BRIEF
Reproduce nothing but the lines from the start of the material through the line that includes "import pandas as pd", both ends included, and omit every picture.

═══ DATA SECTION

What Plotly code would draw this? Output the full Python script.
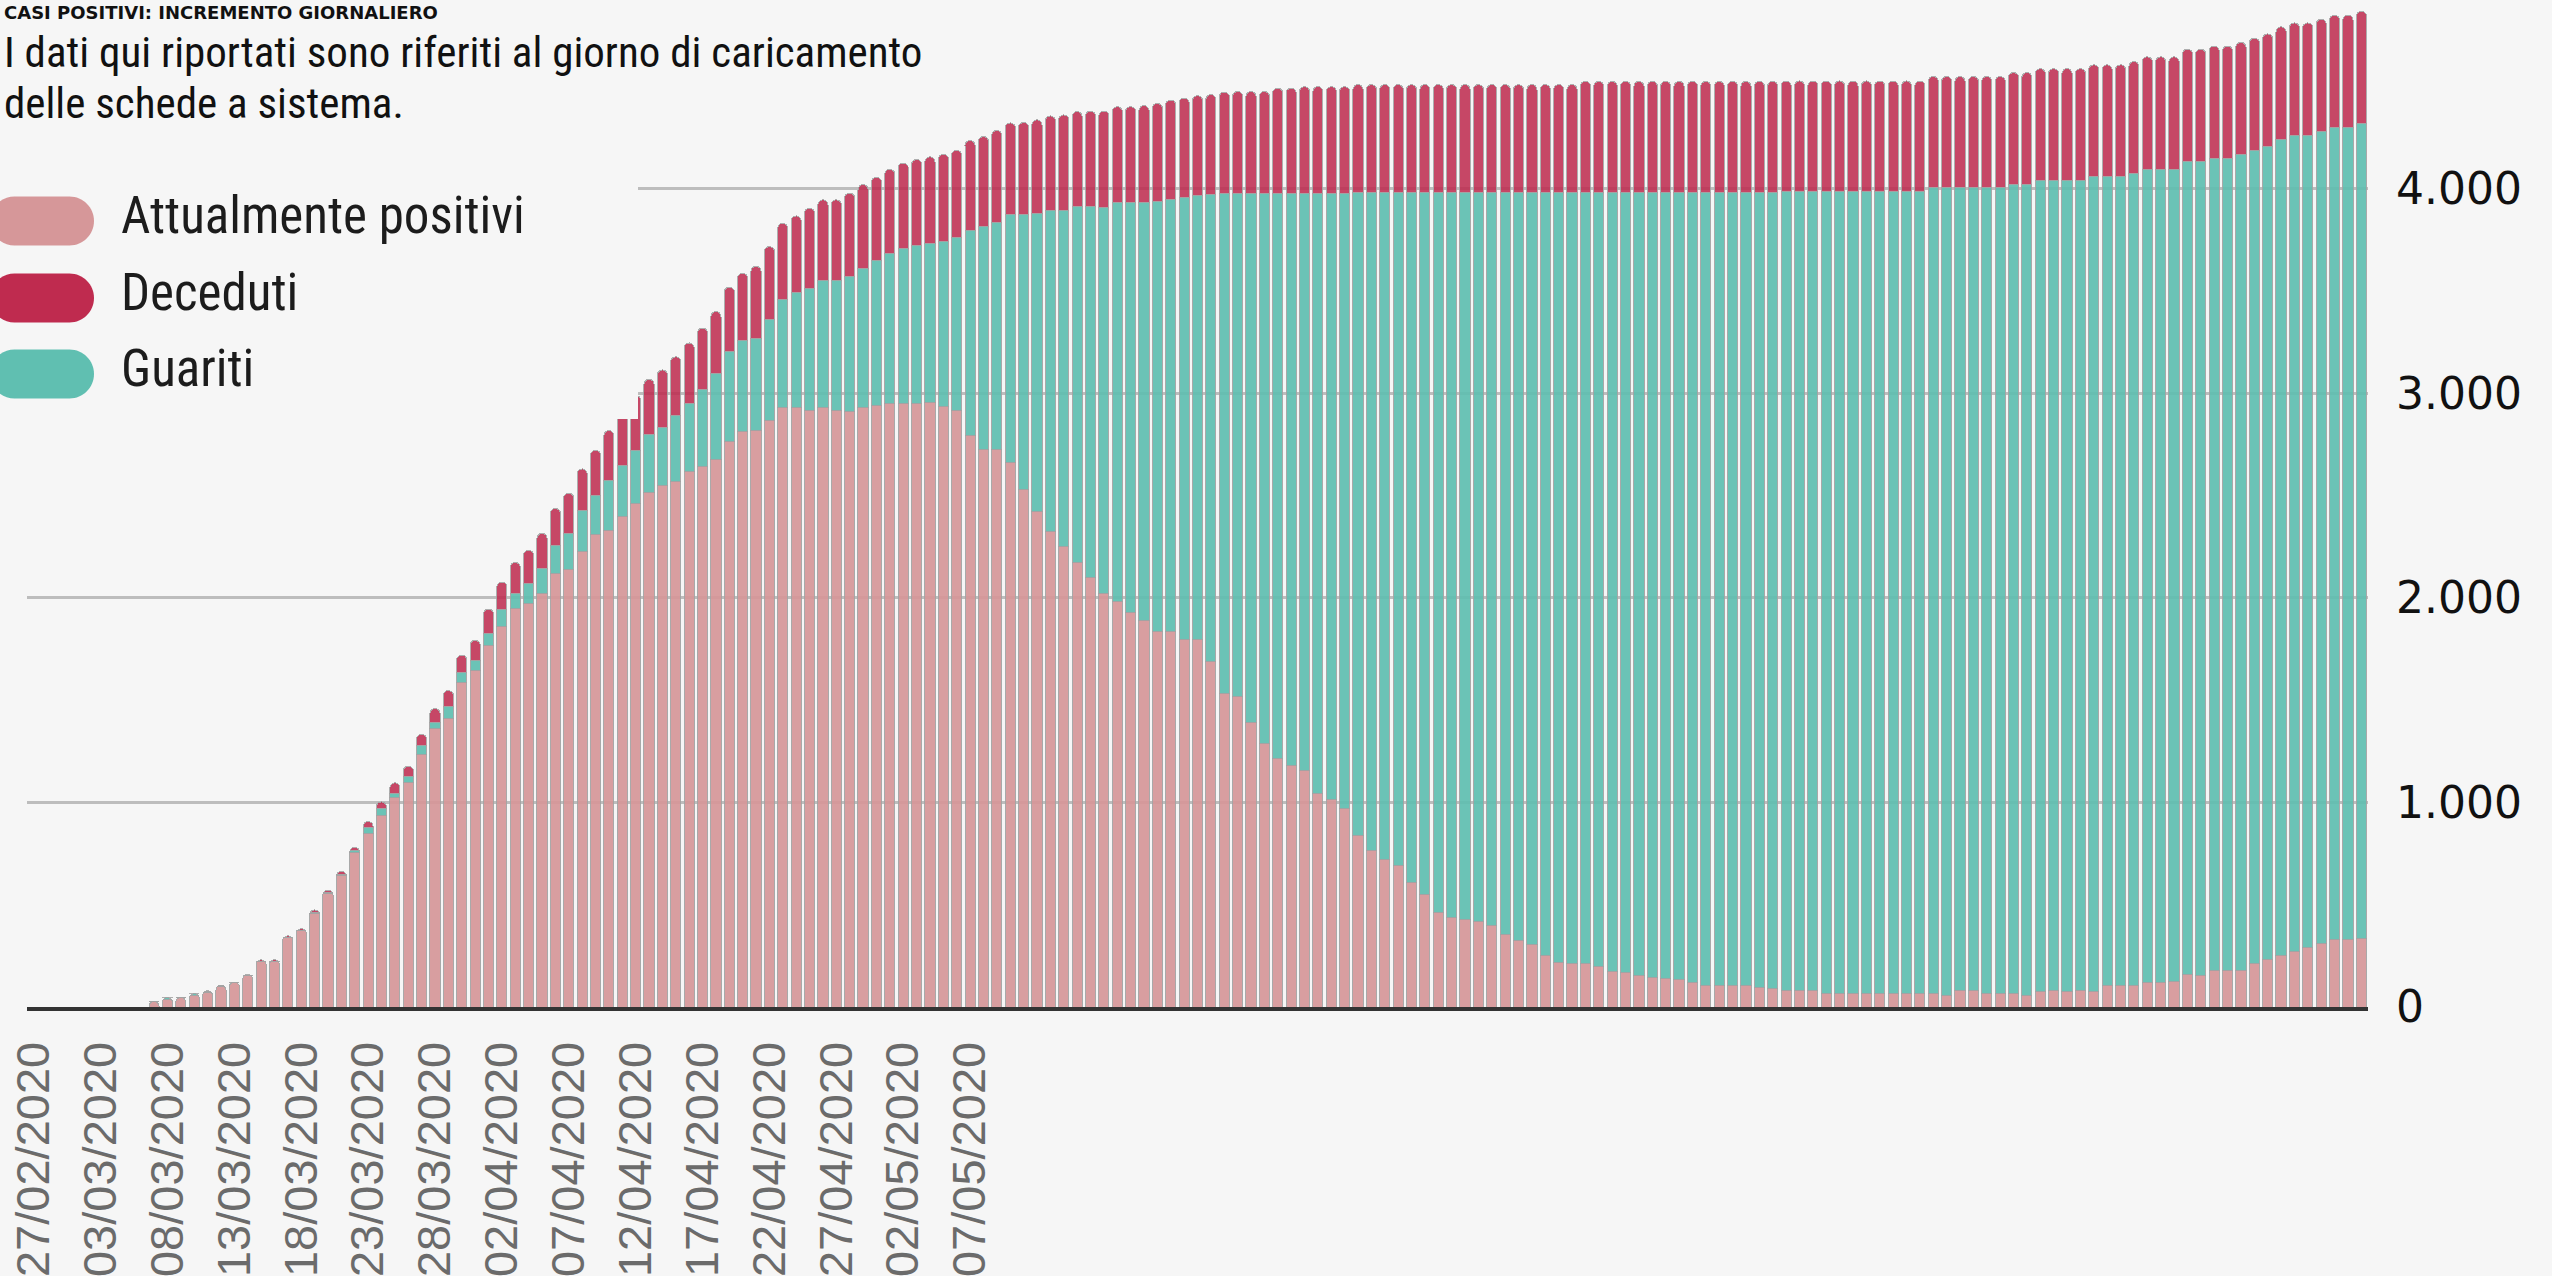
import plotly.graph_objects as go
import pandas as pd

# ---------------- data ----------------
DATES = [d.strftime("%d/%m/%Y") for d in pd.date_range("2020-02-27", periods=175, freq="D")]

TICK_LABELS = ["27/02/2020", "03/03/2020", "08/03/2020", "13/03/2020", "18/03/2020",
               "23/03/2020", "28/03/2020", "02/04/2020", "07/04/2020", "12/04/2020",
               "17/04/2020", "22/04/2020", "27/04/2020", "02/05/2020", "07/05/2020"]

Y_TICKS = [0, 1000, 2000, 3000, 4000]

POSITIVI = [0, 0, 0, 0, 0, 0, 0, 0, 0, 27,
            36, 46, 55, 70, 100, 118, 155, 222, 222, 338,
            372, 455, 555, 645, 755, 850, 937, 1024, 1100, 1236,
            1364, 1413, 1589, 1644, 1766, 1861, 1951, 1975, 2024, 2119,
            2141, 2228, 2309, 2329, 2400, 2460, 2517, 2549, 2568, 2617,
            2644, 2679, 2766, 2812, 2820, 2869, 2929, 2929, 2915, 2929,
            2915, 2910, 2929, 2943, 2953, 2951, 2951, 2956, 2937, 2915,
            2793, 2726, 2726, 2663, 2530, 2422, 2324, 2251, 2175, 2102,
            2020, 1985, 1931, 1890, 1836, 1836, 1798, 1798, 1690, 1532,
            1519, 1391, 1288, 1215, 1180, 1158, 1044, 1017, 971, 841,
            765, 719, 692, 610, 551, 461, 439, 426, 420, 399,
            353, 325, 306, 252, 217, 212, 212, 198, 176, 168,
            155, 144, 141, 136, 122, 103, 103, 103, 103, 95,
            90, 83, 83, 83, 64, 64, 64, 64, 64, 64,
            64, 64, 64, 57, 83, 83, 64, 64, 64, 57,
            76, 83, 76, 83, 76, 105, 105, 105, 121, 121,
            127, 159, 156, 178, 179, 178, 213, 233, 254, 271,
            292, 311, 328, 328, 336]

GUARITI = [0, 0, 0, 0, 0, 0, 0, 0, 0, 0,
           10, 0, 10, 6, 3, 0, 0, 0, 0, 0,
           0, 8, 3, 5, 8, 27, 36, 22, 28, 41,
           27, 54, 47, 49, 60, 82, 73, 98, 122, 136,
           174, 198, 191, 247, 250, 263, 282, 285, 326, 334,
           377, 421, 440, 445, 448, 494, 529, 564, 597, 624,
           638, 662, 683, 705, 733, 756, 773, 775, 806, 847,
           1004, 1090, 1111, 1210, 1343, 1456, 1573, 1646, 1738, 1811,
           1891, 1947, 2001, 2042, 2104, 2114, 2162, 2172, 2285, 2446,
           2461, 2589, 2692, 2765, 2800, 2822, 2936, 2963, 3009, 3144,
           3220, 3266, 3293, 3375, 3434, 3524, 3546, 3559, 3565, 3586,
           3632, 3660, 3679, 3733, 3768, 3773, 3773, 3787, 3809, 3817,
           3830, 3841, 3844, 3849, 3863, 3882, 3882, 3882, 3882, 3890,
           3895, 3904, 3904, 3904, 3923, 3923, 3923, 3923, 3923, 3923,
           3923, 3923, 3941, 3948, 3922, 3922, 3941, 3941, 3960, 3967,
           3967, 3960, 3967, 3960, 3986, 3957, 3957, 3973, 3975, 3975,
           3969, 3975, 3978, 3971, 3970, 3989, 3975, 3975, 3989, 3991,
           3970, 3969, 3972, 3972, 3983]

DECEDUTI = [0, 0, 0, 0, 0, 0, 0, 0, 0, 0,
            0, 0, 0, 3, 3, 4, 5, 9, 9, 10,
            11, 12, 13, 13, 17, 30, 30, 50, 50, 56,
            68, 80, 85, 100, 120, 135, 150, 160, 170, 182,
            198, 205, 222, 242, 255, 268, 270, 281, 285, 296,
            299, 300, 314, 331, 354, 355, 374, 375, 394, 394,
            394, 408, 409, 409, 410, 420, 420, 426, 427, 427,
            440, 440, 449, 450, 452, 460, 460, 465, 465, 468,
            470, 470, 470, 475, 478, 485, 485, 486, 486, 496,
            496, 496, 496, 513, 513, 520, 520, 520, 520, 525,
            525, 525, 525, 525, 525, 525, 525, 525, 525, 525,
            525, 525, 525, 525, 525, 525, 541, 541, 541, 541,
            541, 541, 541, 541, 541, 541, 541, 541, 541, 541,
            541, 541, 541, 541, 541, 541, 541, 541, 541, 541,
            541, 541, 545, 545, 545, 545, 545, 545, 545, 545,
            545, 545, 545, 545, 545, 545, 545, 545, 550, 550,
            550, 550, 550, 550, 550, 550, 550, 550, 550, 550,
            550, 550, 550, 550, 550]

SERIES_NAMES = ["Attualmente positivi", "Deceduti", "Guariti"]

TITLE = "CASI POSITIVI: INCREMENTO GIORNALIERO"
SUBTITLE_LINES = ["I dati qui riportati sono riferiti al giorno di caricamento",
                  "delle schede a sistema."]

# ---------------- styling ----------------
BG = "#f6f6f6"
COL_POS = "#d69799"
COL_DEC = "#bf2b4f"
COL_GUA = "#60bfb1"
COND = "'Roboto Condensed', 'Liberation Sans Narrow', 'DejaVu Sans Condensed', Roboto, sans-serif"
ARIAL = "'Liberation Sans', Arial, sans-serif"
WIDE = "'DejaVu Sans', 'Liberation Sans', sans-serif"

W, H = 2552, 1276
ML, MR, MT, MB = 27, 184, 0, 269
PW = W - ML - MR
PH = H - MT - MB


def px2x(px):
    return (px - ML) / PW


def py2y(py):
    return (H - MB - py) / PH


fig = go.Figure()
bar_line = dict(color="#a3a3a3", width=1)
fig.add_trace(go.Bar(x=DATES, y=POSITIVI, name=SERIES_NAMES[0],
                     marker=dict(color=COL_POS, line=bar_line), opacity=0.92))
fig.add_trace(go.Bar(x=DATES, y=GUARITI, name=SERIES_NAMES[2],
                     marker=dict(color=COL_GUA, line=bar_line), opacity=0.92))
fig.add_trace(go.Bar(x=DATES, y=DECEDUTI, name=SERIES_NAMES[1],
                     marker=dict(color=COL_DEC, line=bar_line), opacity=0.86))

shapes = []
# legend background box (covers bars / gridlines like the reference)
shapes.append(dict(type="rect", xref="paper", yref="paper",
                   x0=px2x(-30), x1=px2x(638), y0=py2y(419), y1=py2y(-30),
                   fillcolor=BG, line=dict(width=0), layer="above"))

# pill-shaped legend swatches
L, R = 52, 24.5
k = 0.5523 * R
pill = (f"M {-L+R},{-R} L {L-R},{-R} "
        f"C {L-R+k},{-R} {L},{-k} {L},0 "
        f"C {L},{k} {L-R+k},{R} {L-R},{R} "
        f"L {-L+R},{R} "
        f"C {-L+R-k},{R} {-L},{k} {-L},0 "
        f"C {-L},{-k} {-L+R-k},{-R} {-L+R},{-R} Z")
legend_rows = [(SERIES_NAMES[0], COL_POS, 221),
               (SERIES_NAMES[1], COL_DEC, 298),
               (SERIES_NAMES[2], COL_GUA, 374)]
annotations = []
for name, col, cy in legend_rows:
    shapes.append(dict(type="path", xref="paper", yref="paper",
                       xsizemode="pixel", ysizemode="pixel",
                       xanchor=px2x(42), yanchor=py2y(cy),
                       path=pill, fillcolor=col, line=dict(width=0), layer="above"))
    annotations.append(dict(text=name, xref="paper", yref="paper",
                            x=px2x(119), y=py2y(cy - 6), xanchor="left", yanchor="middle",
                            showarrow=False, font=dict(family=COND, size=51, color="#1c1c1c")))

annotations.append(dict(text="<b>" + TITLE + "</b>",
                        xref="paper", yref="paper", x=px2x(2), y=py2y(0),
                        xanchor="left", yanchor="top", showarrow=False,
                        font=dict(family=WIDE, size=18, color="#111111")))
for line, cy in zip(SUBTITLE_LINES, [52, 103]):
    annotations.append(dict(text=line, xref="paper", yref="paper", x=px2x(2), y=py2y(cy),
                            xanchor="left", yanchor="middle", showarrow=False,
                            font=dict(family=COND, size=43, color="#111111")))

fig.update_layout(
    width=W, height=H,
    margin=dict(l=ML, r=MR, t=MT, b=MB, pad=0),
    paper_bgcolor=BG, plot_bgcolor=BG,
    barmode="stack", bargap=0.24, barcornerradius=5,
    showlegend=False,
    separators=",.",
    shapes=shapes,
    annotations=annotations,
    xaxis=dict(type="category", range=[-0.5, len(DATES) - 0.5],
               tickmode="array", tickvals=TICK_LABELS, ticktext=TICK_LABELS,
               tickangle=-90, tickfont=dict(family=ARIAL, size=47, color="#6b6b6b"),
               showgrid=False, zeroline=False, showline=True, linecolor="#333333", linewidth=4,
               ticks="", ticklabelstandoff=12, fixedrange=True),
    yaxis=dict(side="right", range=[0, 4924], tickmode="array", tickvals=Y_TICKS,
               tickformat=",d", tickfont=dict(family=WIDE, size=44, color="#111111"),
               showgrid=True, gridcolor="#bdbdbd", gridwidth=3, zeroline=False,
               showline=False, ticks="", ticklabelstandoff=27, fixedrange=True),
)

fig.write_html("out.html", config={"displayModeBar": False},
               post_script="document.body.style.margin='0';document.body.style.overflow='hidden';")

══════

COMPLETE RESPONSE
What Plotly code would draw this? Output the full Python script.
import plotly.graph_objects as go
import pandas as pd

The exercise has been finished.